- _WHAT YOU HAVE TO DO_
Extract only the first line of the listing and every line after it up to and including the one with "16.7, 17.7, 17.8, 17.3, 17.3]". Omit the pictures.
--- Start of DATASET CONTENT ---
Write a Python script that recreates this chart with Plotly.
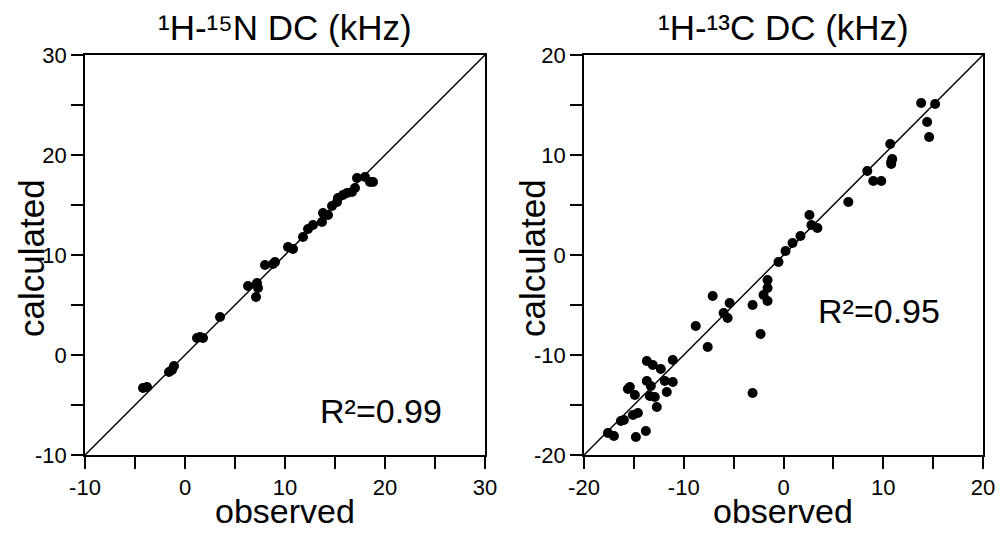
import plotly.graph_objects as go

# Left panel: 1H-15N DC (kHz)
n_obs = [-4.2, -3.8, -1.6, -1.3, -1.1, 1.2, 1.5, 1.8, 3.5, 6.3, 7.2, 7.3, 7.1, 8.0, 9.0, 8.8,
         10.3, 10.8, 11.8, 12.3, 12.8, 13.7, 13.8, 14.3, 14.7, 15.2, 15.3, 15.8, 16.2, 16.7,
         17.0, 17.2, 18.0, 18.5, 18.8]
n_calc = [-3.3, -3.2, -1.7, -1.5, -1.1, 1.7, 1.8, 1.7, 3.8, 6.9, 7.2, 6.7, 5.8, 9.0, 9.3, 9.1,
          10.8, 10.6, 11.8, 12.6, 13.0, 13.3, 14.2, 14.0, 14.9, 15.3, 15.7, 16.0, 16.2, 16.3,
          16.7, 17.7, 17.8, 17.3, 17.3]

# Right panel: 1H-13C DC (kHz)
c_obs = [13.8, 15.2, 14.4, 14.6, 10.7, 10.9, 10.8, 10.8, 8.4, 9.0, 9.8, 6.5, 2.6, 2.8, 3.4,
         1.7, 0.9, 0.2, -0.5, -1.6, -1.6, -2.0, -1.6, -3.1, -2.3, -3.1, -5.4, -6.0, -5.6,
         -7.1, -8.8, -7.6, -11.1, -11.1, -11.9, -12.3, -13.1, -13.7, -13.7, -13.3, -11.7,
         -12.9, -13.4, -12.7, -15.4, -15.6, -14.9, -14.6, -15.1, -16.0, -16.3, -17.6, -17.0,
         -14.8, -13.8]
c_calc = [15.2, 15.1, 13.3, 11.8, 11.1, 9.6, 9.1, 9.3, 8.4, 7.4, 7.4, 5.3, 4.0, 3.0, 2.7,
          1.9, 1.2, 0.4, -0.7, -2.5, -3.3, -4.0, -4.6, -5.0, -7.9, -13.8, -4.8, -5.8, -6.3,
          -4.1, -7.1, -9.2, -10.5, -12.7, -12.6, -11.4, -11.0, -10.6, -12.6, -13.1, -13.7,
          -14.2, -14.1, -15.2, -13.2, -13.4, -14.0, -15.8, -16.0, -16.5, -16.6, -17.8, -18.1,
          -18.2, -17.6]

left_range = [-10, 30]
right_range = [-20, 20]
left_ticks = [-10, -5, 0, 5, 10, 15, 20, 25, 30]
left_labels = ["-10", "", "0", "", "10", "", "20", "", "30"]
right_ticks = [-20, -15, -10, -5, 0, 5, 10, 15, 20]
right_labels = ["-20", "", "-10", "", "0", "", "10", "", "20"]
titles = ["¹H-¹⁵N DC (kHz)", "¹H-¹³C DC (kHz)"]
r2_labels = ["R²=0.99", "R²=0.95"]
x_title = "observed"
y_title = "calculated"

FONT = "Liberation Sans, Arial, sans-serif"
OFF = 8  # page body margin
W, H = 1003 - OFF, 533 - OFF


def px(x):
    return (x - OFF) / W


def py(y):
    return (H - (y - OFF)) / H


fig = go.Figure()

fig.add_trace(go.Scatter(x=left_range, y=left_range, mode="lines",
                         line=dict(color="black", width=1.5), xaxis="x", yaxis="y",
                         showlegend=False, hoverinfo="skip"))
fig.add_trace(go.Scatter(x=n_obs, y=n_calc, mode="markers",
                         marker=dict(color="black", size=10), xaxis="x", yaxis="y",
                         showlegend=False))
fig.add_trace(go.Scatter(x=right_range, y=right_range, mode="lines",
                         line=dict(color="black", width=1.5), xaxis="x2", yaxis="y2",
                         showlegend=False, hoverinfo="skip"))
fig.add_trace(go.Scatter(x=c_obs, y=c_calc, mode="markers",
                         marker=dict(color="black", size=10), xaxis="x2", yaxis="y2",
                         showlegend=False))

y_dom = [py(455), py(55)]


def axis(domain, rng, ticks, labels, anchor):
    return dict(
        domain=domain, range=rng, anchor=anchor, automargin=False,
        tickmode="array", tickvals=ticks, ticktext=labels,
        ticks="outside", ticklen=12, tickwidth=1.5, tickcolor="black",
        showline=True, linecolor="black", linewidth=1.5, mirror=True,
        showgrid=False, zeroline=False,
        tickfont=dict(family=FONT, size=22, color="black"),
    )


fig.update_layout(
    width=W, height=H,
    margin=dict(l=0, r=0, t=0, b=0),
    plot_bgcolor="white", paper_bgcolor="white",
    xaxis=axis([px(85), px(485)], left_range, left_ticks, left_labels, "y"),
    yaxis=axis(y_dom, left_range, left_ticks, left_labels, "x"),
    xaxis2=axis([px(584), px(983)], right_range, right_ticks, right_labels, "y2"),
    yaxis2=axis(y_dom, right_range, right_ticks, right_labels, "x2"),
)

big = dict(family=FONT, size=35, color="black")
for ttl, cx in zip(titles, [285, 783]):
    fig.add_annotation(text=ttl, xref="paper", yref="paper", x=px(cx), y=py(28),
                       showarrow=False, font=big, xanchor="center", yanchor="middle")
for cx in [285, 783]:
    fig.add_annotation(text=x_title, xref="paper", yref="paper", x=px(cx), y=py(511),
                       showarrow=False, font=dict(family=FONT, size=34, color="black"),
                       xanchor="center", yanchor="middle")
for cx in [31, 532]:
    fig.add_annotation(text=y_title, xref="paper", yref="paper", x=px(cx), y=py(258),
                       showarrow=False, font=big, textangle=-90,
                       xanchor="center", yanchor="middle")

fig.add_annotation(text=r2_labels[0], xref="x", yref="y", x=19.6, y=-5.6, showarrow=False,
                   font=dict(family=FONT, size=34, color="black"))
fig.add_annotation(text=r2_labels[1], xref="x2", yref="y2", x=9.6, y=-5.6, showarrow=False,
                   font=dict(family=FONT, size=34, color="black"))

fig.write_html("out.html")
--- End of DATASET CONTENT ---
- _OUTPUT FOR THIS TASK_
Write a Python script that recreates this chart with Plotly.
import plotly.graph_objects as go

# Left panel: 1H-15N DC (kHz)
n_obs = [-4.2, -3.8, -1.6, -1.3, -1.1, 1.2, 1.5, 1.8, 3.5, 6.3, 7.2, 7.3, 7.1, 8.0, 9.0, 8.8,
         10.3, 10.8, 11.8, 12.3, 12.8, 13.7, 13.8, 14.3, 14.7, 15.2, 15.3, 15.8, 16.2, 16.7,
         17.0, 17.2, 18.0, 18.5, 18.8]
n_calc = [-3.3, -3.2, -1.7, -1.5, -1.1, 1.7, 1.8, 1.7, 3.8, 6.9, 7.2, 6.7, 5.8, 9.0, 9.3, 9.1,
          10.8, 10.6, 11.8, 12.6, 13.0, 13.3, 14.2, 14.0, 14.9, 15.3, 15.7, 16.0, 16.2, 16.3,
          16.7, 17.7, 17.8, 17.3, 17.3]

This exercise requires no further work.